▶ [Instructions to follow] Repeat, exactly and completely, the material that follows. Omit the pictures.

▶ [Data section]
###
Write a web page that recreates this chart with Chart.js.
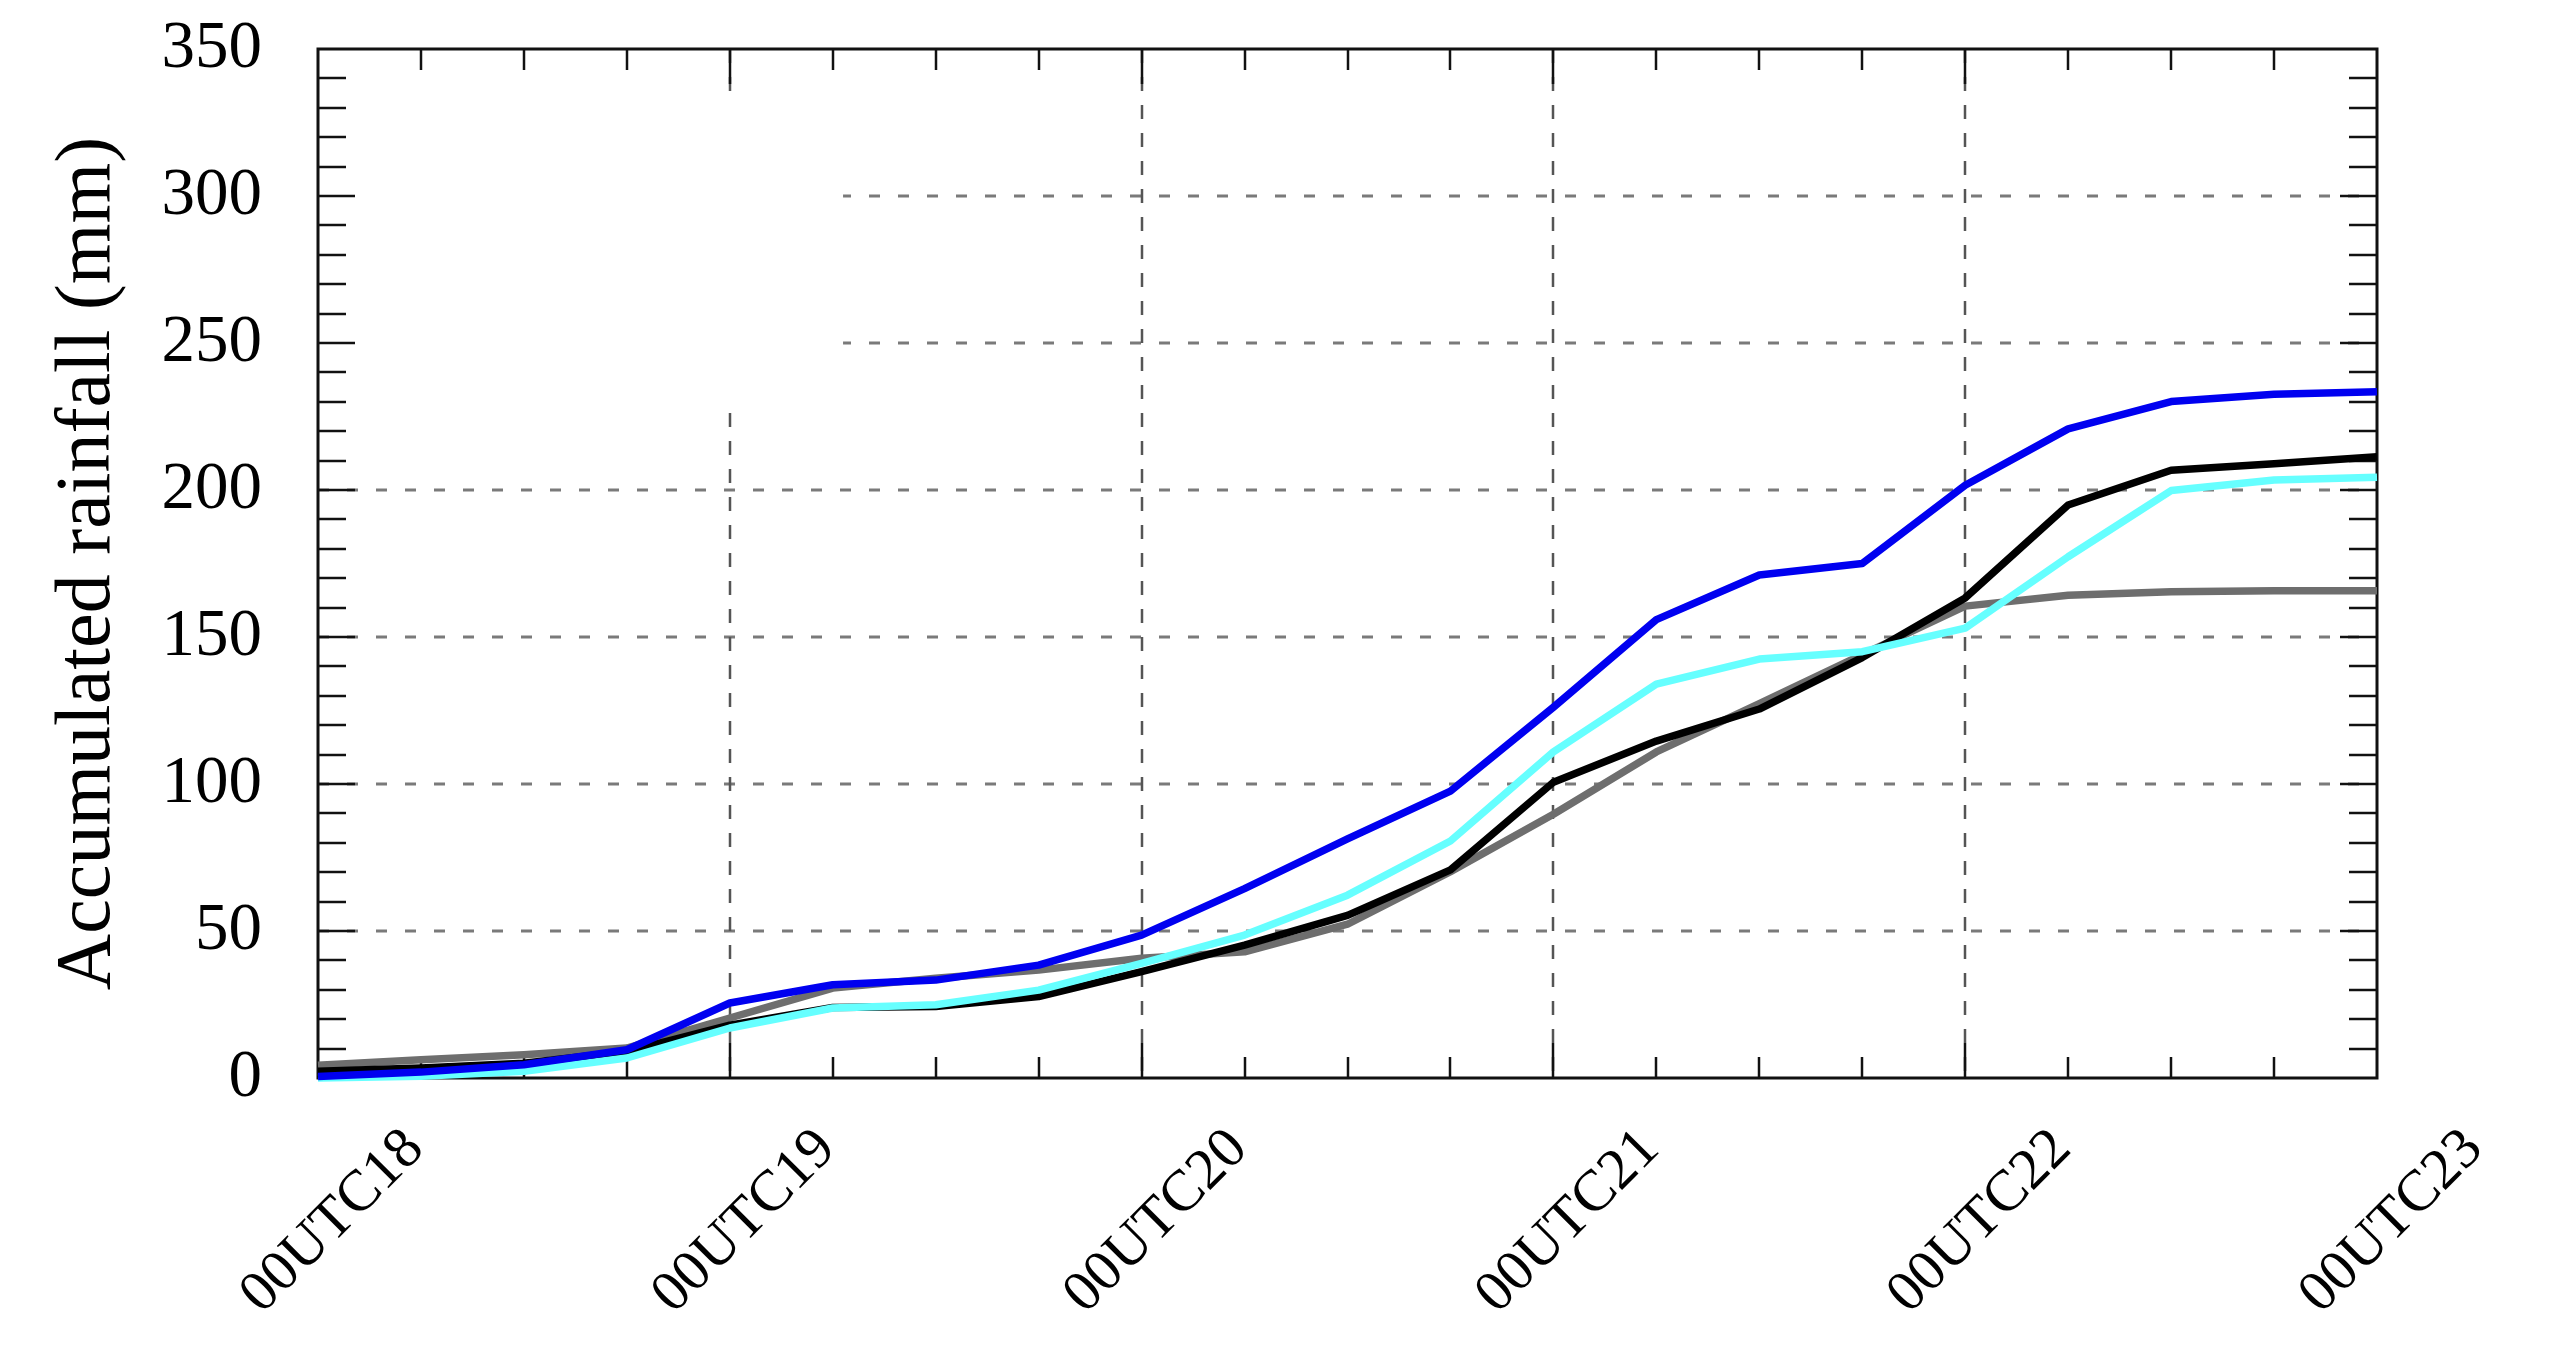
<!DOCTYPE html>
<html>
<head>
<meta charset="utf-8">
<script src="https://cdn.jsdelivr.net/npm/chart.js@4.4.0/dist/chart.umd.min.js"></script>
<style>
  html, body { margin: 0; padding: 0; background: #fff; }
  canvas { display: block; }
</style>
</head>
<body>
<canvas id="rainChart" width="2560" height="1362"></canvas>
<script>
// Hours since 00UTC18, one value every 6 h
const hours = [0, 6, 12, 18, 24, 30, 36, 42, 48, 54, 60, 66, 72, 78, 84, 90, 96, 102, 108, 114, 120];
const dayTicks = [0, 24, 48, 72, 96, 120];
const dayLabels = ['00UTC18', '00UTC19', '00UTC20', '00UTC21', '00UTC22', '00UTC23'];

// Accumulated rainfall (mm)
const blueSeries  = [0.5, 2, 4.5, 9.6, 25.5, 31.7, 33.3, 38.4, 48.6, 64.4, 81.3, 97.6, 126.1, 155.9, 171.1, 175, 201.6, 220.8, 230.1, 232.6, 233.4];
const cyanSeries  = [0, 0.6, 2.3, 6.8, 17, 23.8, 24.9, 29.9, 39, 48.6, 62.2, 80.6, 110.9, 134, 142.5, 145, 153, 177.3, 199.8, 203.4, 204.3];
const blackSeries = [2.3, 3.4, 5, 9, 18, 24, 24.3, 27.7, 36.2, 45.2, 55.3, 70.8, 100.6, 114.6, 125.5, 143, 163.3, 194.9, 206.7, 208.9, 211.3];
const graySeries  = [4.3, 6.2, 7.9, 10.2, 20.4, 30.6, 33.9, 36.7, 40.7, 42.9, 52.3, 70.2, 89.7, 110.9, 127.3, 144, 160.5, 164.2, 165.4, 165.7, 165.7];

const yMax = 350;

function toPoints(series) {
    return hours.map((h, i) => ({ x: h, y: series[i] }));
}

function makeLine(series, color) {
    return {
        data: toPoints(series),
        borderColor: color,
        borderWidth: 7.5,
        pointRadius: 0,
        tension: 0,
        fill: false,
        clip: false,
        borderJoinStyle: 'round'
    };
}

function strokeLine(ctx, x0, y0, x1, y1) {
    ctx.beginPath();
    ctx.moveTo(x0, y0);
    ctx.lineTo(x1, y1);
    ctx.stroke();
}

// dashed grid, the blank legend box, inward ticks and the frame
const frameAndGrid = {
    id: 'frameAndGrid',
    beforeDatasetsDraw(chart) {
        const { ctx, chartArea: a, scales: { x, y } } = chart;
        ctx.save();

        ctx.setLineDash([11, 18]);
        ctx.strokeStyle = '#7a7a7a';
        ctx.lineWidth = 3;
        for (let v = 50; v < yMax; v += 50) {
            const py = Math.round(y.getPixelForValue(v));
            strokeLine(ctx, a.left, py, a.right, py);
        }
        ctx.setLineDash([14, 14]);
        ctx.strokeStyle = '#555';
        ctx.lineWidth = 2.5;
        dayTicks.slice(1, -1).forEach(h => {
            const px = Math.round(x.getPixelForValue(h));
            strokeLine(ctx, px, a.top, px, a.bottom);
        });
        ctx.setLineDash([]);

        // empty legend box in the upper left corner
        ctx.fillStyle = '#fff';
        const bx0 = x.getPixelForValue(0), bx1 = x.getPixelForValue(30.6);
        const by0 = y.getPixelForValue(333), by1 = y.getPixelForValue(229);
        ctx.fillRect(bx0, by0, bx1 - bx0, by1 - by0);

        ctx.strokeStyle = '#111';
        ctx.lineWidth = 2.5;
        for (let v = 10; v < yMax; v += 10) {
            const py = Math.round(y.getPixelForValue(v));
            const len = v % 50 === 0 ? 37 : 28;
            strokeLine(ctx, a.left, py, a.left + len, py);
            strokeLine(ctx, a.right - len, py, a.right, py);
        }
        for (let h = 6; h < 120; h += 6) {
            const px = Math.round(x.getPixelForValue(h));
            const len = h % 24 === 0 ? 35 : 21;
            strokeLine(ctx, px, a.bottom, px, a.bottom - len);
            strokeLine(ctx, px, a.top, px, a.top + len);
        }

        ctx.lineWidth = 3;
        ctx.strokeRect(a.left, a.top, a.right - a.left, a.bottom - a.top);
        ctx.restore();
    },
    afterDraw(chart) {
        const { ctx, chartArea: a, scales: { x } } = chart;
        ctx.save();
        ctx.fillStyle = '#000';
        ctx.font = '58px "Liberation Serif"';
        ctx.textAlign = 'center';
        ctx.textBaseline = 'middle';
        dayTicks.forEach((h, i) => {
            ctx.save();
            ctx.translate(x.getPixelForValue(h) + 15, a.bottom + 144);
            ctx.rotate(-Math.PI / 4);
            ctx.fillText(dayLabels[i], 0, 0);
            ctx.restore();
        });
        ctx.restore();
    }
};

const ctx = document.getElementById('rainChart').getContext('2d');
new Chart(ctx, {
    type: 'line',
    data: {
        datasets: [
            makeLine(blueSeries, '#0000f0'),
            makeLine(cyanSeries, '#66ffff'),
            makeLine(blackSeries, '#000000'),
            makeLine(graySeries, '#6e6e6e')
        ]
    },
    options: {
        responsive: false,
        animation: false,
        devicePixelRatio: 1,
        layout: { padding: { top: 49, right: 183, left: 0, bottom: 0 } },
        plugins: {
            legend: { display: false },
            tooltip: { enabled: false }
        },
        scales: {
            x: {
                type: 'linear',
                min: 0,
                max: 120,
                grid: { display: false },
                border: { display: false },
                ticks: { display: false },
                afterFit: s => { s.height = 284; }
            },
            y: {
                min: 0,
                max: yMax,
                grid: { display: false },
                border: { display: false },
                ticks: {
                    stepSize: 50,
                    padding: 48,
                    color: '#000',
                    font: { family: 'Liberation Serif', size: 67 }
                },
                title: {
                    display: true,
                    text: 'Accumulated rainfall (mm)',
                    color: '#000',
                    padding: { top: 42, bottom: 0 },
                    font: { family: 'Liberation Serif', size: 78 }
                },
                afterFit: s => {
                    s.width = 318;
                    s.paddingTop = 0;
                    s.paddingBottom = 0;
                }
            }
        }
    },
    plugins: [frameAndGrid]
});
</script>
</body>
</html>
###
▶ [Result below]
Write a web page that recreates this chart with Chart.js.
<!DOCTYPE html>
<html>
<head>
<meta charset="utf-8">
<script src="https://cdn.jsdelivr.net/npm/chart.js@4.4.0/dist/chart.umd.min.js"></script>
<style>
  html, body { margin: 0; padding: 0; background: #fff; }
  canvas { display: block; }
</style>
</head>
<body>
<canvas id="rainChart" width="2560" height="1362"></canvas>
<script>
// Hours since 00UTC18, one value every 6 h
const hours = [0, 6, 12, 18, 24, 30, 36, 42, 48, 54, 60, 66, 72, 78, 84, 90, 96, 102, 108, 114, 120];
const dayTicks = [0, 24, 48, 72, 96, 120];
const dayLabels = ['00UTC18', '00UTC19', '00UTC20', '00UTC21', '00UTC22', '00UTC23'];

// Accumulated rainfall (mm)
const blueSeries  = [0.5, 2, 4.5, 9.6, 25.5, 31.7, 33.3, 38.4, 48.6, 64.4, 81.3, 97.6, 126.1, 155.9, 171.1, 175, 201.6, 220.8, 230.1, 232.6, 233.4];
const cyanSeries  = [0, 0.6, 2.3, 6.8, 17, 23.8, 24.9, 29.9, 39, 48.6, 62.2, 80.6, 110.9, 134, 142.5, 145, 153, 177.3, 199.8, 203.4, 204.3];
const blackSeries = [2.3, 3.4, 5, 9, 18, 24, 24.3, 27.7, 36.2, 45.2, 55.3, 70.8, 100.6, 114.6, 125.5, 143, 163.3, 194.9, 206.7, 208.9, 211.3];
const graySeries  = [4.3, 6.2, 7.9, 10.2, 20.4, 30.6, 33.9, 36.7, 40.7, 42.9, 52.3, 70.2, 89.7, 110.9, 127.3, 144, 160.5, 164.2, 165.4, 165.7, 165.7];

const yMax = 350;

function toPoints(series) {
    return hours.map((h, i) => ({ x: h, y: series[i] }));
}

function makeLine(series, color) {
    return {
        data: toPoints(series),
        borderColor: color,
        borderWidth: 7.5,
        pointRadius: 0,
        tension: 0,
        fill: false,
        clip: false,
        borderJoinStyle: 'round'
    };
}

function strokeLine(ctx, x0, y0, x1, y1) {
    ctx.beginPath();
    ctx.moveTo(x0, y0);
    ctx.lineTo(x1, y1);
    ctx.stroke();
}

// dashed grid, the blank legend box, inward ticks and the frame
const frameAndGrid = {
    id: 'frameAndGrid',
    beforeDatasetsDraw(chart) {
        const { ctx, chartArea: a, scales: { x, y } } = chart;
        ctx.save();

        ctx.setLineDash([11, 18]);
        ctx.strokeStyle = '#7a7a7a';
        ctx.lineWidth = 3;
        for (let v = 50; v < yMax; v += 50) {
            const py = Math.round(y.getPixelForValue(v));
            strokeLine(ctx, a.left, py, a.right, py);
        }
        ctx.setLineDash([14, 14]);
        ctx.strokeStyle = '#555';
        ctx.lineWidth = 2.5;
        dayTicks.slice(1, -1).forEach(h => {
            const px = Math.round(x.getPixelForValue(h));
            strokeLine(ctx, px, a.top, px, a.bottom);
        });
        ctx.setLineDash([]);

        // empty legend box in the upper left corner
        ctx.fillStyle = '#fff';
        const bx0 = x.getPixelForValue(0), bx1 = x.getPixelForValue(30.6);
        const by0 = y.getPixelForValue(333), by1 = y.getPixelForValue(229);
        ctx.fillRect(bx0, by0, bx1 - bx0, by1 - by0);

        ctx.strokeStyle = '#111';
        ctx.lineWidth = 2.5;
        for (let v = 10; v < yMax; v += 10) {
            const py = Math.round(y.getPixelForValue(v));
            const len = v % 50 === 0 ? 37 : 28;
            strokeLine(ctx, a.left, py, a.left + len, py);
            strokeLine(ctx, a.right - len, py, a.right, py);
        }
        for (let h = 6; h < 120; h += 6) {
            const px = Math.round(x.getPixelForValue(h));
            const len = h % 24 === 0 ? 35 : 21;
            strokeLine(ctx, px, a.bottom, px, a.bottom - len);
            strokeLine(ctx, px, a.top, px, a.top + len);
        }

        ctx.lineWidth = 3;
        ctx.strokeRect(a.left, a.top, a.right - a.left, a.bottom - a.top);
        ctx.restore();
    },
    afterDraw(chart) {
        const { ctx, chartArea: a, scales: { x } } = chart;
        ctx.save();
        ctx.fillStyle = '#000';
        ctx.font = '58px "Liberation Serif"';
        ctx.textAlign = 'center';
        ctx.textBaseline = 'middle';
        dayTicks.forEach((h, i) => {
            ctx.save();
            ctx.translate(x.getPixelForValue(h) + 15, a.bottom + 144);
            ctx.rotate(-Math.PI / 4);
            ctx.fillText(dayLabels[i], 0, 0);
            ctx.restore();
        });
        ctx.restore();
    }
};

const ctx = document.getElementById('rainChart').getContext('2d');
new Chart(ctx, {
    type: 'line',
    data: {
        datasets: [
            makeLine(blueSeries, '#0000f0'),
            makeLine(cyanSeries, '#66ffff'),
            makeLine(blackSeries, '#000000'),
            makeLine(graySeries, '#6e6e6e')
        ]
    },
    options: {
        responsive: false,
        animation: false,
        devicePixelRatio: 1,
        layout: { padding: { top: 49, right: 183, left: 0, bottom: 0 } },
        plugins: {
            legend: { display: false },
            tooltip: { enabled: false }
        },
        scales: {
            x: {
                type: 'linear',
                min: 0,
                max: 120,
                grid: { display: false },
                border: { display: false },
                ticks: { display: false },
                afterFit: s => { s.height = 284; }
            },
            y: {
                min: 0,
                max: yMax,
                grid: { display: false },
                border: { display: false },
                ticks: {
                    stepSize: 50,
                    padding: 48,
                    color: '#000',
                    font: { family: 'Liberation Serif', size: 67 }
                },
                title: {
                    display: true,
                    text: 'Accumulated rainfall (mm)',
                    color: '#000',
                    padding: { top: 42, bottom: 0 },
                    font: { family: 'Liberation Serif', size: 78 }
                },
                afterFit: s => {
                    s.width = 318;
                    s.paddingTop = 0;
                    s.paddingBottom = 0;
                }
            }
        }
    },
    plugins: [frameAndGrid]
});
</script>
</body>
</html>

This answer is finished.